Cryptocurrency has some unique risks to holding of the assets. Investors have several options for how they hold their crypto.
Many small investors hold their assets through an exchange where they buy and sell crypto. This has risk; exchanges have been hacked and investors have lost their holdings.
You can hold your assets in an online wallet. There’s still a risk to being hacked.
You can hold your assets in an off-line wallet. Far less risk of being hacked, but there’s still risk. You could lose or misplace the wallet. It could be damaged. This is often considered as one of the safest ways to hold crypto, having less risk than other options.
Regulation and Tax Risks
We can expect that cryptocurrency in the United States will face increasing regulation. Not just because everything else does, but because it needs to. People can lose a lot of money in crypto. The government tends to regulate investments — or things sold as investments — when the public faces risk.
The greater the potential risk, the more regulation. Crypto, by that standard, should have a lot of regulation. There’s more regulation coming, and it may affect investors who already hold crypto and may affect the value of their existing holdings.
The IRS treats cryptocurrency as an asset. Each transaction is potentially a reportable sale with either a gain or a loss for tax purposes.
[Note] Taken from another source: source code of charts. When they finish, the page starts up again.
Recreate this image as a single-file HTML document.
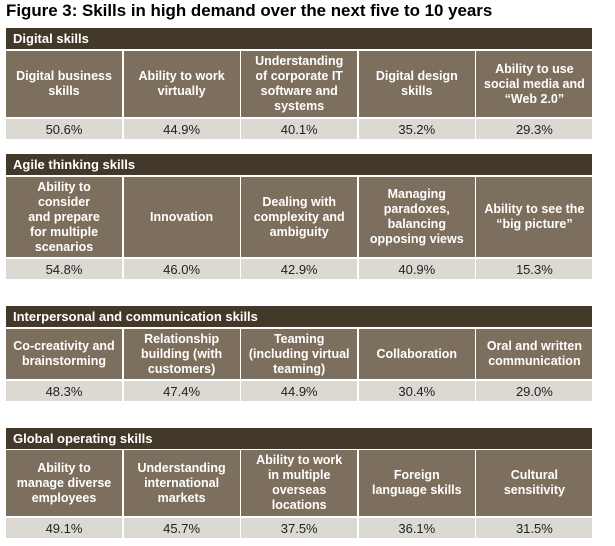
<!DOCTYPE html>
<html><head><meta charset="utf-8">
<style>
body{margin:0;background:#fff;width:615px;height:546px;position:relative;overflow:hidden;font-family:"Liberation Sans",Arial,sans-serif;}
.title{position:absolute;left:6px;top:1px;font-weight:bold;font-size:16.9px;color:#000;white-space:nowrap;}
.hdr{position:absolute;left:6px;width:586px;height:21px;background:#42392b;color:#fff;font-weight:bold;font-size:13px;line-height:21px;padding-left:7px;box-sizing:border-box;}
.lab{position:absolute;width:116px;background:#7d6f5e;color:#fff;font-weight:bold;font-size:12.5px;line-height:15px;display:flex;align-items:center;justify-content:center;text-align:center;}
.val{position:absolute;width:116px;height:20px;background:#dcd8d2;color:#222;font-size:13px;line-height:21px;text-align:center;}
</style></head><body>
<div class="title">Figure 3: Skills in high demand over the next five to 10 years</div>
<div id="root"></div>
<script>
const sectionNames=["Digital skills","Agile thinking skills","Interpersonal and communication skills","Global operating skills"];
const skills=[
["Digital business<br>skills","Ability to work<br>virtually","Understanding<br>of corporate IT<br>software and<br>systems","Digital design<br>skills","Ability to use<br>social media and<br>“Web 2.0”"],
["Ability to<br>consider<br>and prepare<br>for multiple<br>scenarios","Innovation","Dealing with<br>complexity and<br>ambiguity","Managing<br>paradoxes,<br>balancing<br>opposing views","Ability to see the<br>“big picture”"],
["Co-creativity and<br>brainstorming","Relationship<br>building (with<br>customers)","Teaming<br>(including virtual<br>teaming)","Collaboration","Oral and written<br>communication"],
["Ability to<br>manage diverse<br>employees","Understanding<br>international<br>markets","Ability to work<br>in multiple<br>overseas<br>locations","Foreign<br>language skills","Cultural<br>sensitivity"]];
const percents=[[50.6,44.9,40.1,35.2,29.3],[54.8,46.0,42.9,40.9,15.3],[48.3,47.4,44.9,30.4,29.0],[49.1,45.7,37.5,36.1,31.5]];
const layout=[[28,51,66,119],[154,177,80,259],[306,329,50,381],[428,450,66,518]];
const root=document.getElementById('root');
sectionNames.forEach((name,s)=>{
  const [hy,ly,lh,vy]=layout[s];
  const h=document.createElement('div');
  h.className='hdr';h.style.top=hy+'px';h.textContent=name;
  
  
  root.appendChild(h);
  skills[s].forEach((txt,i)=>{
    const x=6+i*117.6;
    const l=document.createElement('div');
    l.className='lab';l.style.left=x+'px';l.style.top=ly+'px';l.style.height=lh+'px';
    l.innerHTML='<span>'+txt+'</span>';
    
    
    root.appendChild(l);
    const v=document.createElement('div');
    v.className='val';v.style.left=x+'px';v.style.top=vy+'px';
    v.textContent=percents[s][i].toFixed(1)+'%';
    
    
    root.appendChild(v);
  });
});
</script>
</body></html>
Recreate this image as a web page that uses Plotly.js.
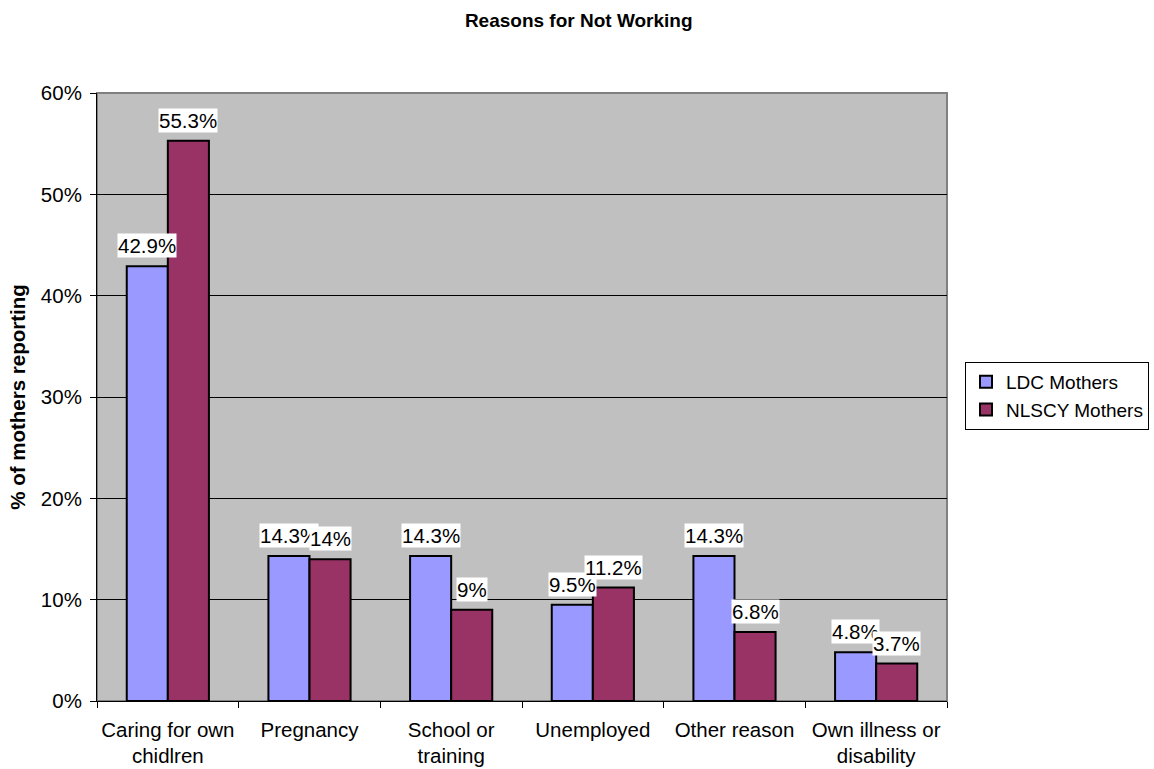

This inhibits an investor’s ability to practically use a cryptocurrency as a form of payment.
A true stable coin might be usable as a form of payment, but most cryptocurrency transactions are potentially reportable and potentially taxable, and most people won’t want to deal with that for everyday spending. Note that this should be a problem technology can solve, at least in terms of reporting, but we’re not there yet.
The Bottom Line
Cryptocurrency has some hurdles to overcome before it can become mainstream. Crypto has a higher risk profile than other asset classes as well as extreme volatility. Some investors can throw some money into it without worrying about whether or not they lose it all. Most investors need to be careful with speculative assets.
Certainly a runaway success could help their retirement. But a total loss could be devastating. Investors need to consider the risks in light of their objectives and make decisions they can afford to live with — no matter what happens.